The future of online education seems promising. In the more than 40 years of reform and opening-up, China ’s economic level has significantly improved, Chinese households’ consumption power has been upgraded, and the importance attached to children ’s education has risen to a new level.
According to iResearch, paying users of China’s online education products reached 135 million in 2018, increasing 23.3% compared with the previous year, and the growth is estimated to remain in the range of 14%-21% in the next 3-5 years. The growth rate will decrease but maintain steady.
According to Business Wire, the Chinese education market is estimated to reach USD 572.51 billion in 2023, growing at a CAGR of 11.3%, for the period spanning from 2018-2023.

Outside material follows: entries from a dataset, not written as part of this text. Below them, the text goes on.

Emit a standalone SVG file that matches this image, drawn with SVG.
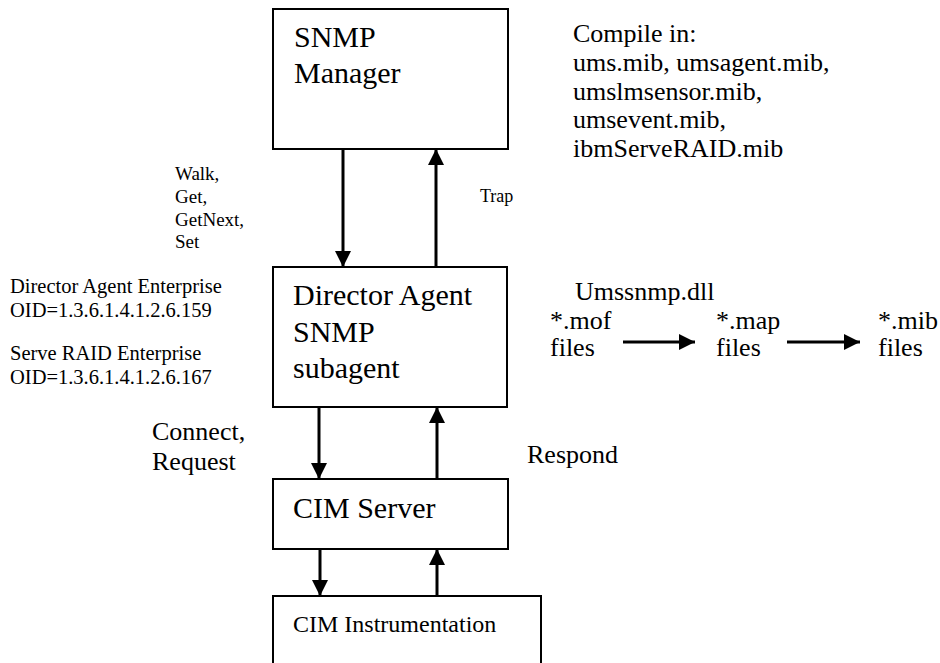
<svg xmlns="http://www.w3.org/2000/svg" width="940" height="663" viewBox="0 0 940 663" font-family="'Liberation Serif', 'Times New Roman', serif">
<style>
  text { font-family: "Liberation Serif", "Times New Roman", serif; fill: #000; }
  .box { fill: #fff; stroke: #000; stroke-width: 2; }
  .big { font-size: 30px; }
  .mid { font-size: 26px; }
  .sm { font-size: 20.5px; }
  .xs { font-size: 19px; }
  .conn line { stroke: #000; stroke-width: 3; }
</style>
<defs>
  <marker id="ah" viewBox="0 0 16 16" refX="16" refY="8" markerWidth="16" markerHeight="16" markerUnits="userSpaceOnUse" orient="auto">
    <path d="M0,0 L16,8 L0,16 Z" fill="#000"/>
  </marker>
</defs>
<rect width="940" height="663" fill="#fff"/>

<g id="snmp-manager">
  <rect class="box" x="273" y="9" width="235" height="140"/>
  <text class="big" x="294" y="47">SNMP</text>
  <text class="big" x="294" y="83">Manager</text>
</g>
<g id="director-agent">
  <rect class="box" x="273" y="267" width="234" height="140"/>
  <text class="big" x="293" y="305">Director Agent</text>
  <text class="big" x="293" y="342">SNMP</text>
  <text class="big" x="293" y="378">subagent</text>
</g>
<g id="cim-server">
  <rect class="box" x="273" y="479" width="235" height="70"/>
  <text class="big" x="293" y="518">CIM Server</text>
</g>
<g id="cim-instrumentation">
  <rect class="box" x="273" y="596" width="268" height="80"/>
  <text x="293" y="632" style="font-size:24px">CIM Instrumentation</text>
</g>

<g id="compile-note">
  <text class="mid" x="573" y="42">Compile in:</text>
  <text class="mid" x="573" y="71">ums.mib, umsagent.mib,</text>
  <text class="mid" x="573" y="100">umslmsensor.mib,</text>
  <text class="mid" x="573" y="128">umsevent.mib,</text>
  <text class="mid" x="573" y="157">ibmServeRAID.mib</text>
</g>
<g id="oid-notes">
  <text class="sm" x="10" y="293">Director Agent Enterprise</text>
  <text class="sm" x="10" y="317">OID=1.3.6.1.4.1.2.6.159</text>
  <text class="sm" x="10" y="360">Serve RAID Enterprise</text>
  <text class="sm" x="10" y="384">OID=1.3.6.1.4.1.2.6.167</text>
</g>
<g id="umssnmp">
  <text class="mid" x="575" y="300">Umssnmp.dll</text>
</g>
<g id="mof-files">
  <text class="mid" x="550" y="329">*.mof</text>
  <text class="mid" x="550" y="356">files</text>
</g>
<g id="map-files">
  <text class="mid" x="716" y="329">*.map</text>
  <text class="mid" x="716" y="356">files</text>
</g>
<g id="mib-files">
  <text class="mid" x="878" y="329">*.mib</text>
  <text class="mid" x="878" y="356">files</text>
</g>

<g id="connectors" class="conn">
  <line x1="343" y1="149" x2="343" y2="267" marker-end="url(#ah)"/>
  <line x1="436" y1="267" x2="436" y2="149" marker-end="url(#ah)"/>
  <line x1="319" y1="407" x2="319" y2="479" marker-end="url(#ah)"/>
  <line x1="437" y1="479" x2="437" y2="407" marker-end="url(#ah)"/>
  <line x1="320" y1="549" x2="320" y2="596" marker-end="url(#ah)"/>
  <line x1="437" y1="596" x2="437" y2="549" marker-end="url(#ah)"/>
  <line x1="623" y1="342" x2="695" y2="342" marker-end="url(#ah)"/>
  <line x1="787" y1="342" x2="860" y2="342" marker-end="url(#ah)"/>
</g>

<g id="labels">
  <text class="xs" x="175" y="180">Walk,</text>
  <text class="xs" x="175" y="203">Get,</text>
  <text class="xs" x="175" y="226">GetNext,</text>
  <text class="xs" x="175" y="248">Set</text>
  <text x="480" y="202" style="font-size:18px">Trap</text>
  <text class="mid" x="152" y="440">Connect,</text>
  <text class="mid" x="152" y="470">Request</text>
  <text class="mid" x="527" y="463">Respond</text>
</g>
</svg>
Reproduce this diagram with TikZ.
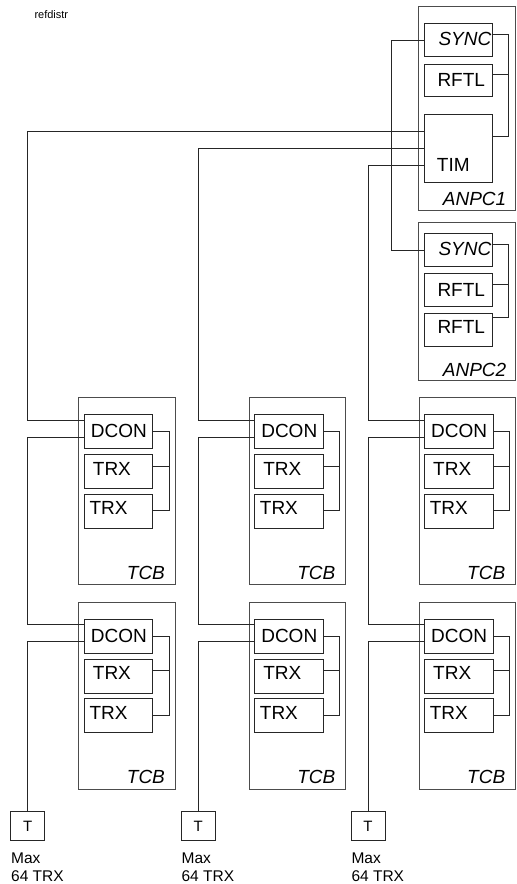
\documentclass[tikz,border=0pt]{standalone}
\usepackage{fontspec}
\setmainfont{Liberation Sans}
\begin{document}
\begin{tikzpicture}[x=1pt,y=-1pt]
\tikzset{
  outerbox/.style={draw=black!70, line width=0.9pt, anchor=north west, inner sep=0pt, outer sep=0pt, minimum width=97pt},
  innerbox/.style={draw=black!85, line width=0.9pt, anchor=north west, inner sep=0pt, outer sep=0pt, minimum width=68.5pt, minimum height=34pt},
  tbox/.style={draw=black!85, line width=0.9pt, inner sep=0pt, outer sep=0pt, minimum width=34pt, minimum height=28.5pt, font=\fontsize{15}{18}\selectfont},
  big/.style={font=\fontsize{19}{22}\selectfont, inner sep=0pt, anchor=base west},
  bigit/.style={font=\fontsize{19}{22}\selectfont\itshape, inner sep=0pt, anchor=base west},
  small/.style={font=\fontsize{15.5}{18}\selectfont, inner sep=0pt, anchor=base west},
  tiny/.style={font=\fontsize{11}{13}\selectfont, inner sep=0pt, anchor=base west},
  wire/.style={draw=black!85, line width=0.9pt},
}
\useasboundingbox (0,0) rectangle (517,884);

\node[tiny] (title) at (34.3,18) {refdistr};

% ANPC1
\node[outerbox, minimum height=204pt] (anpc1) at (418.7,6) {};
\node[innerbox, minimum height=33.4pt] (sync1) at (424.3,23.3) {};
\node[innerbox, minimum height=32.7pt] (rftl1) at (424.3,64) {};
\node[innerbox, minimum height=68.4pt] (tim) at (424.3,114.3) {};
\node[bigit] (tsync1) at (438.3,45.7) {SYNC};
\node[big] (trftl1) at (437.3,86) {RFTL};
\node[big] (ttim) at (436.7,171) {TIM};
\node[bigit] (tanpc1) at (442.7,205) {ANPC1};

% ANPC2
\node[outerbox, minimum height=158.4pt] (anpc2) at (418.7,222.3) {};
\node[innerbox, minimum height=33.4pt] (sync2) at (424.3,233.3) {};
\node[innerbox, minimum height=33.4pt] (rftl2a) at (424.3,273.3) {};
\node[innerbox, minimum height=33.4pt] (rftl2b) at (424.3,313.3) {};
\node[bigit] (tsync2) at (438.3,255.7) {SYNC};
\node[big] (trftl2a) at (437.3,296) {RFTL};
\node[big] (trftl2b) at (437.3,333.3) {RFTL};
\node[bigit] (tanpc2) at (442.7,376) {ANPC2};

% ANPC buses
\draw[wire] (sync1.east |- 0,34) -- (508.3,34) -- (508.3,136) -- (tim.east |- 0,136);
\draw[wire] (rftl1.east |- 0,74) -- (508.3,74);
\draw[wire] (sync2.east |- 0,244) -- (508.3,244) -- (508.3,317.3) -- (rftl2b.east |- 0,317.3);
\draw[wire] (rftl2a.east |- 0,284) -- (508.3,284);
\draw[wire] (sync1.west |- 0,40) -- (391,40) -- (391,250.7) -- (sync2.west |- 0,250.7);

\foreach \c/\dx/\ty in {1/0/131.3,2/170.4/148.3,3/340.3/165.3}{
  \foreach \r/\dy in {1/0,2/204.7}{
    \node[outerbox, minimum width=96.6pt, minimum height=187pt] (tcb\c\r) at (78.7+\dx,397.3+\dy) {};
    \node[innerbox] (dcon\c\r) at (84.3+\dx,414.3+\dy) {};
    \node[innerbox] (trxa\c\r) at (84.3+\dx,454.3+\dy) {};
    \node[innerbox] (trxb\c\r) at (84.3+\dx,494+\dy) {};
    \node[big] (tdcon\c\r) at (90.7+\dx,437.5+\dy) {DCON};
    \node[big] (ttrxa\c\r) at (92.7+\dx,475+\dy) {TRX};
    \node[big] (ttrxb\c\r) at (89.3+\dx,514.5+\dy) {TRX};
    \node[bigit] (ttcb\c\r) at (126.7+\dx,579+\dy) {TCB};
    \draw[wire] (dcon\c\r.east |- 0,431.7+\dy) -- (169.3+\dx,431.7+\dy) -- (169.3+\dx,510.7+\dy) -- (trxb\c\r.east |- 0,510.7+\dy);
    \draw[wire] (trxa\c\r.east |- 0,466+\dy) -- (169.3+\dx,466+\dy);
  }
  \node[tbox] (tb\c) at (27.7+\dx,826) {T};
  \node[small] (max\c) at (11+\dx,863.3) {Max};
  \node[small] (cnt\c) at (11+\dx,881) {64 TRX};
  \draw[wire] (tim.west |- 0,\ty) -- (27.7+\dx,\ty) -- (27.7+\dx,420.3) -- (dcon\c1.west |- 0,420.3);
  \draw[wire] (dcon\c1.west |- 0,437.3) -- (27.7+\dx,437.3) -- (27.7+\dx,624) -- (dcon\c2.west |- 0,624);
  \draw[wire] (dcon\c2.west |- 0,641.3) -- (27.7+\dx,641.3) -- (tb\c.north);
}
\end{tikzpicture}
\end{document}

The population will also play an important role. According to the latest data from the National Bureau of Statistics, China’s population exceeded 1.4 billion for the first time, accounting for about 20% of the world’s total population. At the same time, the 35-year-old one-child policy has been lifted, which will eventually increase the number of students in the next few years.
Public data from the Ministry of Education also shows that there are about 100 million elementary school students in primary and secondary schools across the country, about 43 million junior high school students and about 23 million high school students. The enrollment population of about 160 million constitutes a huge potential source of K12 students.
Data from HolonIQ shows that, in 2019, the global financing amount of Edtech exceeded USD 7 billion, 14 times the total amount of financing in 2010.
It is estimated that the amount of investment in online education in the next 10 years will exceed USD 87 billion. China accounts for half of the total online education venture capital investment and is the world's largest education market.